Audio By Carbonatix
The government of Ghana is preparing to link rice import permits directly to investment in the country’s own rice farms and mills - a policy shift that the Ministry of Food and Agriculture hopes will accelerate progress toward self-sufficiency and trim a growing import bill.
The new regime was announced by the Minister of Agriculture, Eric Opoku, at the West Africa Rice Investment Roundtable in Accra, organised in partnership with the World Bank, ECOWAS Commission, and the African Development Bank. The announcement was greeted with loud applause from the participants, who included Ghana’s Vice President, Prof. Jane Naana Opoku-Agyemang; President of the ECOWAS Commission, Dr Omar Alieu Touray; Vice President for Planet at the World Bank, Guangzhe Chen; and Deputy Finance Minister, Thomas Nyarko Ampem.
The policy, when implemented, will mean importers can no longer secure permits without first showing verifiable partnerships with Ghanaian rice producers.
“Government will implement an import quota policy that directly links the privilege of importing rice to the growth of domestic production,” Mr Opoku said.
Under the plan, importers must provide evidence of procurement deals or investment arrangements with local rice growers before receiving approval to bring rice into the country. The minister sought to reassure consumers and traders that the goal is not to drive up prices or empty shop shelves.
“We are not raising tariffs that punish consumers. We are not imposing bans that create shortages,” he stated. Instead, he argued, the policy aims to redirect value from the rice trade toward building Ghana’s own productive capacity.

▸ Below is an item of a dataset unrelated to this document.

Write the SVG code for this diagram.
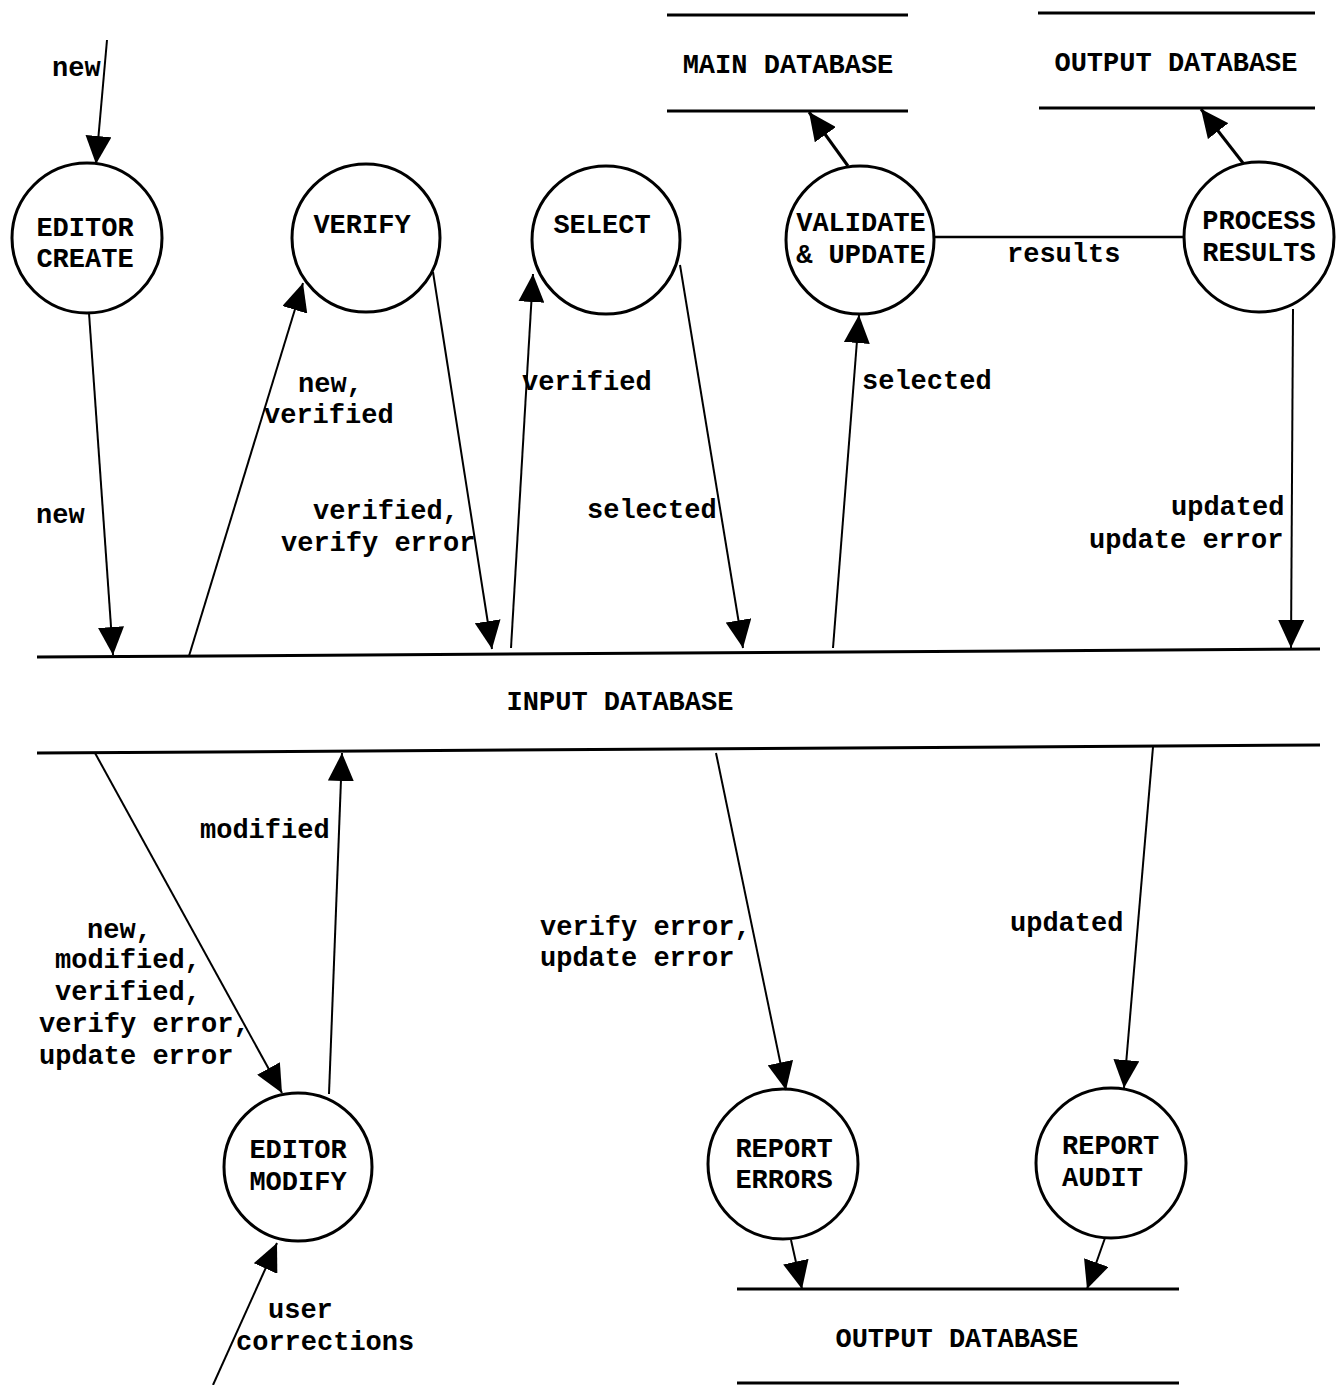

Ghana’s reliance on imported rice remains a heavy burden on the economy, even as domestic output has risen. Last year, the country consumed about 1.71 million tonnes of rice, while local milled production reached roughly 960,000 tonnes. That gap—nearly 751,000 tonnes—forced Ghana to spend around $320 million on imports to meet demand.
Self-sufficiency currently stands at about 56 per cent, up from around 45 per cent at the start of the decade. But according to the government, the pace needs to pick up significantly to reach full self-reliance. The minister told investors and industry players at the two-day gathering that the share of imports in the market would be reduced progressively over the next decade, with each reduction tied to verified increases in local production. “We will not create a gap we cannot fill,” he assured them.
Government modelling suggests that reaching 100 per cent self-sufficiency within ten years could save Ghana roughly $2.1 billion in cumulative foreign exchange, attract more than $400 million in private-sector investment, and create over 200,000 jobs across farming, processing, logistics, and related services. Mr Opoku described the rice sector as the country’s “single largest untapped agribusiness opportunity.”
Beyond the import reforms, the government is also deploying satellite-based geospatial mapping technology—developed with support from the World Bank and experts from the NASA Harvest programme—to identify and classify land suitable for rice production nationwide. The exercise is expected to provide investors with location-specific data on production opportunities and irrigation potential.
The minister said combining data-driven investment planning with guaranteed market access through the quota regime should help de-risk the sector and unlock capital for large-scale expansion.
The new policy is part of the broader Feed Ghana Programme, which includes investments in irrigation, mechanisation, improved seed systems, post-harvest infrastructure, and value addition, alongside intensified efforts to curb rice smuggling and expand the market for locally produced rice through the “Buy Ghana First” initiative.